[Problem statement] Leave out the pictures and copy every record exactly.

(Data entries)
──────

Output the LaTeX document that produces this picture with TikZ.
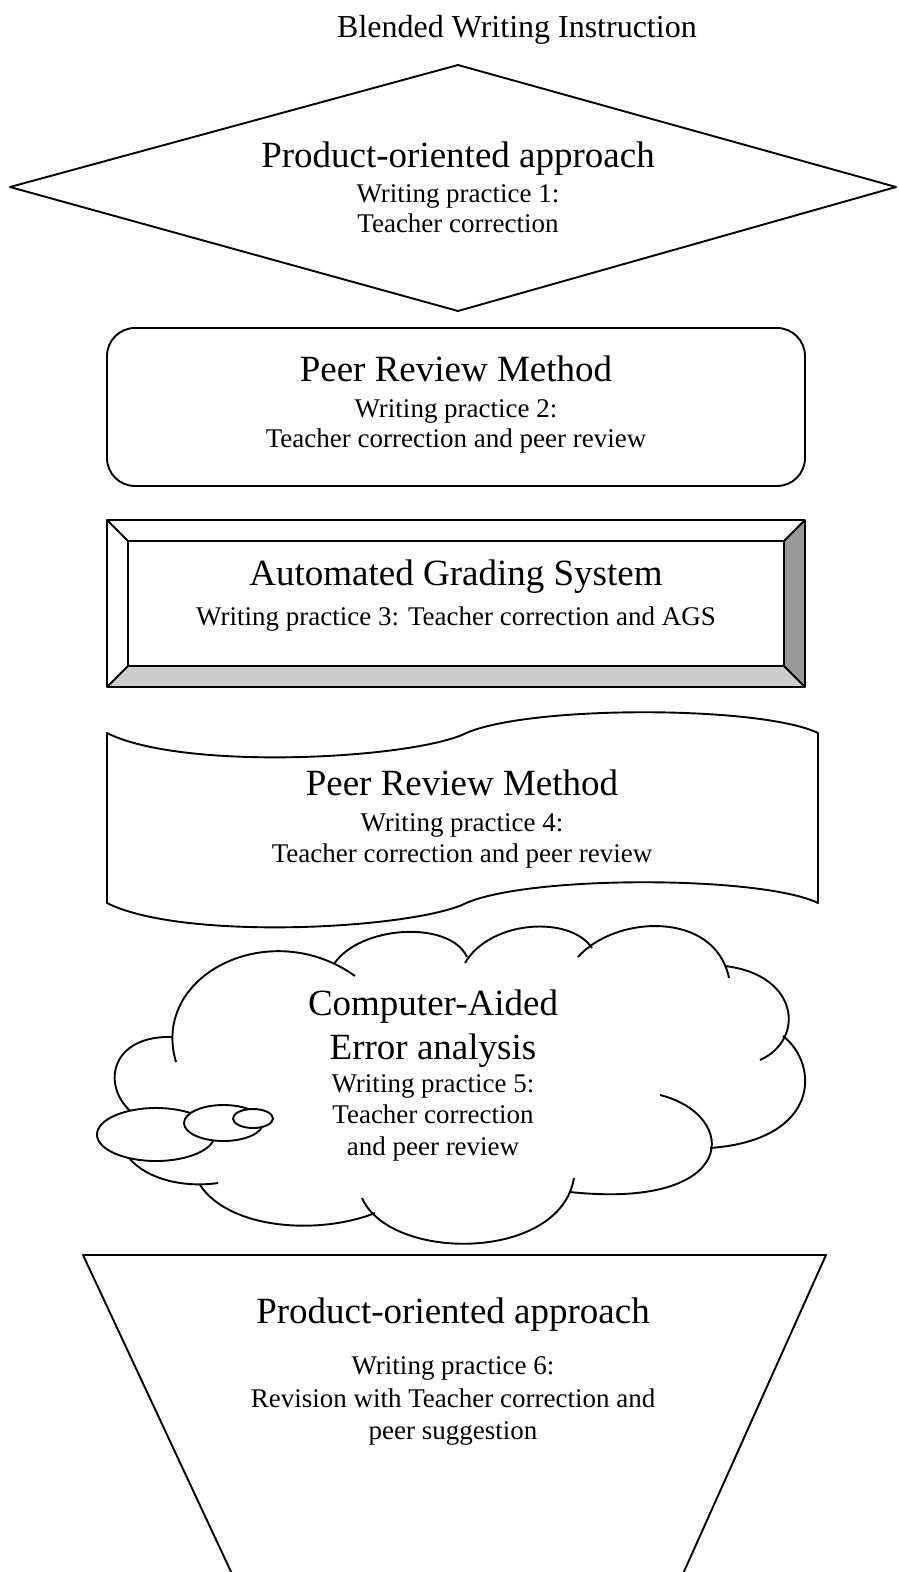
\documentclass[tikz,border=0pt]{standalone}
\usepackage{fontspec}
\setmainfont{Liberation Serif}
\tikzset{
  shp/.style={draw=black, line width=1.9pt, line join=round},
  bigtxt/.style={font=\fontsize{37}{42}\selectfont, anchor=base, inner sep=0pt},
  smalltxt/.style={font=\fontsize{27}{31}\selectfont, anchor=base, inner sep=0pt},
  ttltxt/.style={font=\fontsize{32}{37}\selectfont, anchor=base, inner sep=0pt},
  bubble/.style={shp, fill=white}
}
\begin{document}
\begin{tikzpicture}[x=1pt,y=-1pt]
\useasboundingbox (0,0) rectangle (898,1572);

% title
\node[ttltxt] (title) at (517,37) {Blended Writing Instruction};

% diamond
\draw[shp] (10,187) -- (458,65) -- (896,187) -- (458,311) -- cycle;
\node[bigtxt] (d1) at (458,167) {Product-oriented approach};
\node[smalltxt] (d2) at (458,202) {Writing practice 1:};
\node[smalltxt] (d3) at (458,232) {Teacher correction};

% rounded rectangle
\draw[shp, rounded corners=28pt] (107,328) rectangle (805,486);
\node[bigtxt] (r1) at (456,381) {Peer Review Method};
\node[smalltxt] (r2) at (456,417) {Writing practice 2:};
\node[smalltxt] (r3) at (456,447) {Teacher correction and peer review};

% bevel box
\fill[black!40] (805,520) -- (805,687) -- (784,666) -- (784,541) -- cycle;
\fill[black!20] (107,687) -- (805,687) -- (784,666) -- (128,666) -- cycle;
\draw[shp] (107,520) rectangle (805,687);
\draw[shp] (128,541) rectangle (784,666);
\draw[shp] (107,520) -- (128,541);
\draw[shp] (805,520) -- (784,541);
\draw[shp] (107,687) -- (128,666);
\draw[shp] (805,687) -- (784,666);
\node[bigtxt] (b1) at (456,585) {Automated Grading System};
\node[smalltxt] (b2) at (456,625) {Writing practice 3: Teacher correction and AGS};

% wave
\draw[shp] (107,733) .. controls (180,770) and (400,760) .. (462,735)
  .. controls (520,705) and (760,705) .. (818,733) -- (818,903)
  .. controls (760,875) and (520,875) .. (462,905)
  .. controls (400,930) and (180,940) .. (107,903) -- cycle;
\node[bigtxt] (w1) at (462,795) {Peer Review Method};
\node[smalltxt] (w2) at (462,831) {Writing practice 4:};
\node[smalltxt] (w3) at (462,862) {Teacher correction and peer review};

% cloud
\draw[shp] (176,1062) .. controls (150,975) and (270,915) .. (355,976);
\draw[shp] (334,964) .. controls (360,925) and (450,920) .. (467,957);
\draw[shp] (465,963) .. controls (490,920) and (570,915) .. (592,948);
\draw[shp] (578,957) .. controls (615,915) and (715,910) .. (729,978);
\draw[shp] (725,966) .. controls (800,975) and (805,1040) .. (760,1060);
\draw[shp] (783,1036) .. controls (820,1065) and (820,1140) .. (710,1148);
\draw[shp] (660,1095) .. controls (740,1115) and (740,1210) .. (570,1192);
\draw[shp] (574,1178) .. controls (560,1262) and (390,1262) .. (362,1198);
\draw[shp] (200,1185) .. controls (230,1230) and (320,1235) .. (375,1213);
\draw[shp] (118,1128) .. controls (118,1170) and (170,1190) .. (218,1183);
\draw[shp] (140,1118) .. controls (100,1095) and (105,1035) .. (172,1037);
\draw[bubble] (156,1134.5) ellipse [x radius=59, y radius=26.5];
\draw[bubble] (223.5,1123) ellipse [x radius=39.5, y radius=18];
\draw[bubble] (253,1118.5) ellipse [x radius=20, y radius=9.5];
\node[bigtxt] (c1) at (433,1015) {Computer-Aided};
\node[bigtxt] (c2) at (433,1059) {Error analysis};
\node[smalltxt] (c3) at (433,1092) {Writing practice 5:};
\node[smalltxt] (c4) at (433,1123) {Teacher correction};
\node[smalltxt] (c5) at (433,1155) {and peer review};

% inverted trapezoid
\draw[shp] (233,1576) -- (83,1255) -- (826,1255) -- (682,1576);
\node[bigtxt] (t1) at (453,1323) {Product-oriented approach};
\node[smalltxt] (t2) at (453,1374) {Writing practice 6:};
\node[smalltxt] (t3) at (453,1407) {Revision with Teacher correction and};
\node[smalltxt] (t4) at (453,1439) {peer suggestion};
\end{tikzpicture}
\end{document}
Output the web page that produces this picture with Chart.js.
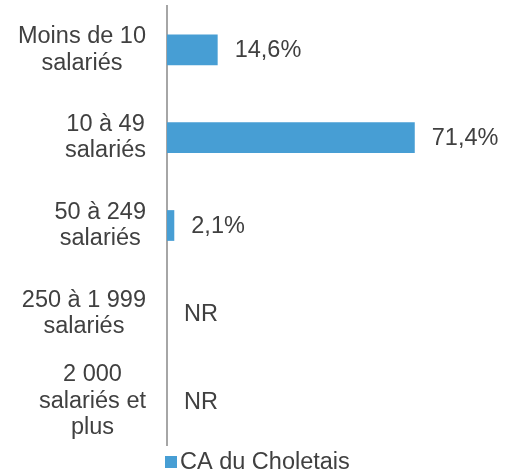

──────

[Written response]
Output the LaTeX document that produces this picture with TikZ.
\documentclass[tikz,border=0pt]{standalone}
\usepackage{fontspec}
\setmainfont{Liberation Serif}
\tikzset{
  shp/.style={draw=black, line width=1.9pt, line join=round},
  bigtxt/.style={font=\fontsize{37}{42}\selectfont, anchor=base, inner sep=0pt},
  smalltxt/.style={font=\fontsize{27}{31}\selectfont, anchor=base, inner sep=0pt},
  ttltxt/.style={font=\fontsize{32}{37}\selectfont, anchor=base, inner sep=0pt},
  bubble/.style={shp, fill=white}
}
\begin{document}
\begin{tikzpicture}[x=1pt,y=-1pt]
\useasboundingbox (0,0) rectangle (898,1572);

% title
\node[ttltxt] (title) at (517,37) {Blended Writing Instruction};

% diamond
\draw[shp] (10,187) -- (458,65) -- (896,187) -- (458,311) -- cycle;
\node[bigtxt] (d1) at (458,167) {Product-oriented approach};
\node[smalltxt] (d2) at (458,202) {Writing practice 1:};
\node[smalltxt] (d3) at (458,232) {Teacher correction};

% rounded rectangle
\draw[shp, rounded corners=28pt] (107,328) rectangle (805,486);
\node[bigtxt] (r1) at (456,381) {Peer Review Method};
\node[smalltxt] (r2) at (456,417) {Writing practice 2:};
\node[smalltxt] (r3) at (456,447) {Teacher correction and peer review};

% bevel box
\fill[black!40] (805,520) -- (805,687) -- (784,666) -- (784,541) -- cycle;
\fill[black!20] (107,687) -- (805,687) -- (784,666) -- (128,666) -- cycle;
\draw[shp] (107,520) rectangle (805,687);
\draw[shp] (128,541) rectangle (784,666);
\draw[shp] (107,520) -- (128,541);
\draw[shp] (805,520) -- (784,541);
\draw[shp] (107,687) -- (128,666);
\draw[shp] (805,687) -- (784,666);
\node[bigtxt] (b1) at (456,585) {Automated Grading System};
\node[smalltxt] (b2) at (456,625) {Writing practice 3: Teacher correction and AGS};

% wave
\draw[shp] (107,733) .. controls (180,770) and (400,760) .. (462,735)
  .. controls (520,705) and (760,705) .. (818,733) -- (818,903)
  .. controls (760,875) and (520,875) .. (462,905)
  .. controls (400,930) and (180,940) .. (107,903) -- cycle;
\node[bigtxt] (w1) at (462,795) {Peer Review Method};
\node[smalltxt] (w2) at (462,831) {Writing practice 4:};
\node[smalltxt] (w3) at (462,862) {Teacher correction and peer review};

% cloud
\draw[shp] (176,1062) .. controls (150,975) and (270,915) .. (355,976);
\draw[shp] (334,964) .. controls (360,925) and (450,920) .. (467,957);
\draw[shp] (465,963) .. controls (490,920) and (570,915) .. (592,948);
\draw[shp] (578,957) .. controls (615,915) and (715,910) .. (729,978);
\draw[shp] (725,966) .. controls (800,975) and (805,1040) .. (760,1060);
\draw[shp] (783,1036) .. controls (820,1065) and (820,1140) .. (710,1148);
\draw[shp] (660,1095) .. controls (740,1115) and (740,1210) .. (570,1192);
\draw[shp] (574,1178) .. controls (560,1262) and (390,1262) .. (362,1198);
\draw[shp] (200,1185) .. controls (230,1230) and (320,1235) .. (375,1213);
\draw[shp] (118,1128) .. controls (118,1170) and (170,1190) .. (218,1183);
\draw[shp] (140,1118) .. controls (100,1095) and (105,1035) .. (172,1037);
\draw[bubble] (156,1134.5) ellipse [x radius=59, y radius=26.5];
\draw[bubble] (223.5,1123) ellipse [x radius=39.5, y radius=18];
\draw[bubble] (253,1118.5) ellipse [x radius=20, y radius=9.5];
\node[bigtxt] (c1) at (433,1015) {Computer-Aided};
\node[bigtxt] (c2) at (433,1059) {Error analysis};
\node[smalltxt] (c3) at (433,1092) {Writing practice 5:};
\node[smalltxt] (c4) at (433,1123) {Teacher correction};
\node[smalltxt] (c5) at (433,1155) {and peer review};

% inverted trapezoid
\draw[shp] (233,1576) -- (83,1255) -- (826,1255) -- (682,1576);
\node[bigtxt] (t1) at (453,1323) {Product-oriented approach};
\node[smalltxt] (t2) at (453,1374) {Writing practice 6:};
\node[smalltxt] (t3) at (453,1407) {Revision with Teacher correction and};
\node[smalltxt] (t4) at (453,1439) {peer suggestion};
\end{tikzpicture}
\end{document}
Output the web page that produces this picture with Chart.js.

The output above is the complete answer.